The Militant(logo) 
    Vol.59/No.48           December 25, 1995 
 
 
Detroit Newspaper Strikers Stay The Course  

BY JOHN SARGE

DETROIT - "If you're not together, if you're not part of the union, you're nothing. We are together! We will win," declared Paul Kulka.

Kulka, a striking Detroit newspaper circulation worker, and a member of Teamsters Local 372, was reporting on his travels as a member of the Detroit newspaper strike speakers bureau. He was addressing a rally and concert that drew over 500 strikers and their supporters at the International Brotherhood of Electrical Workers Local 58 hall here December 3.

Along with members of all six striking unions and their local supporters, unionists traveled from Chicago and Decatur, Illinois, the Twin Cities, and Washington D.C. to attend the event.

Kate DeSmet, a striking member of the Newspaper Guild said that across the country "support for this strike is awesome." Kulka and DeSmet have traveled to New England, New York, northern California, and Washington state in the last two months. They have been explaining the stakes for working people in the battle by more than 2,000 newspaper workers against the Detroit News and Free Press.

DeSmet told the gathered unionists that she went to Everett, Washington, on November 12 to take part in a rally in support of members of the International Association of Machinists on strike against Boeing. There someone approached her and said he had just read in the local paper that the Detroit newspaper strike was over.

"I told him that the striking unions' rank and file had news for anyone who wanted to say that the strike is over," DeSmet said. "The strike ain't over till we say it's over." Management, she added, "Wished it was over."

Linda Chávez-Thompson, Executive Vice President of the AFL-CIO also spoke. "Today the AFL-CIO is launching a nationwide adopt a family campaign," for Detroit strikers, she said. A regional adopt a striker campaign has asked union locals to make regular contributions to individual strikers' families.

Other speakers included local labor leaders and Dan Lane, a member of United Paperworkers International Union Local 7837, who has been locked out by A.E. Staley in Decatur, Illinois for over 30 months.

Effect of the strike
Members of Amalgamated Transit Union Local 26, which represents Detroit bus drivers, presented $1,060 to the strikers they had raised to support the struggle.

The effects of the strike on the functioning of the News and Free Press are driven home every week. The two newspapers suffered a 42 percent decline in advertising during the crucial Thanksgiving weekend. There was 772 pages of advertising in 1994 and only 448 pages this year.

"The holiday season is absolutely critical to the newspaper business," said Al Young, president of Teamsters Local 2040, which represents mailroom workers. "If the News and Free Press can't convince advertisers to stay in the paper during this time of the year," he continued, "they have a very serious problem on their hands, much more serious than they're willing to admit."
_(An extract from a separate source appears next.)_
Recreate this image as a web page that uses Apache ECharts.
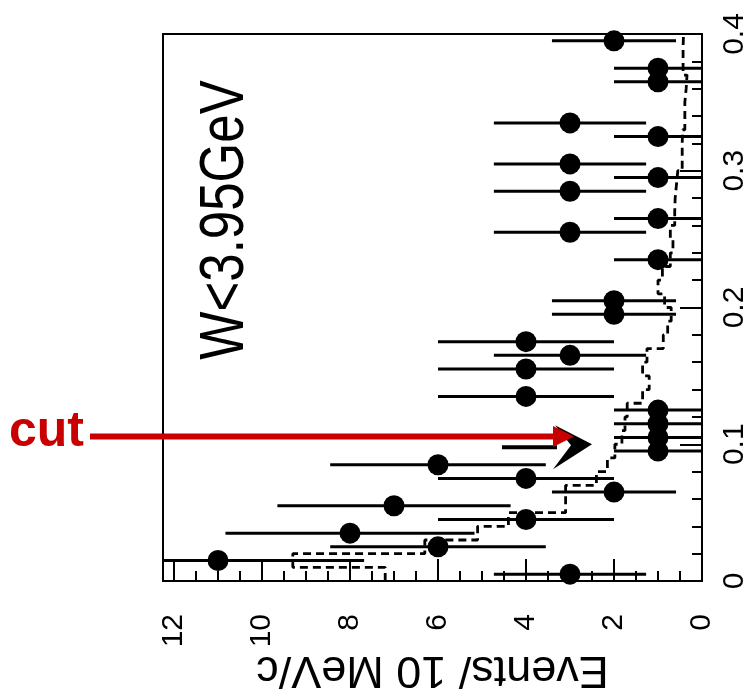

Strikers and their supporters kept the pressure on advertisers still in the paper by mobilizing over 1,000 people to go out and leaflet at retail locations the Friday after Thanksgiving.

Knight-Ridder Inc., owner of the Free Press continues to suffer severe financial losses due to the strike, according to a monthly financial report released by the company.

"October numbers continue to reflect losses associated with the strike against Detroit Newspapers," Knight-Ridder reported. Company chairman Tony Ridder had earlier estimated the strike will cost his company $56 million in 1995, after a profitable 1994.

Firefighters ordered against pickets?
An article in the December 2 Alliance, a strike bulletin produced by the Metropolitan Council of Newspaper Unions reported that firefighters in six suburban communities may be ordered against the mass pickets on Saturday nights. Firefighters, it said, in "Dearborn, Sterling Heights, Warren, Lincoln Park, Southgate and Taylor have been told that officials are considering using fire fighters armed with hoses against striking union members."

Lawrence McColl, Michigan State Fire Fighters Union president, has sent a letter to union fire fighters in those cities calling on them to resist any effort to hose strikers, exposing pickets to injury and hypothermia with Michigan's sub-freezing winter temperatures.

The Detroit Newspaper Agency, the joint business operation of the struck papers, tried to get a court injunction limiting picketing at the Harper Woods newspaper distribution center after large picket lines surrounded the site in the early morning hours of November 25. To management's chagrin, a local judge refused to issue the injunction.

John Sarge is a member of United Auto Workers Local 900 in Detroit.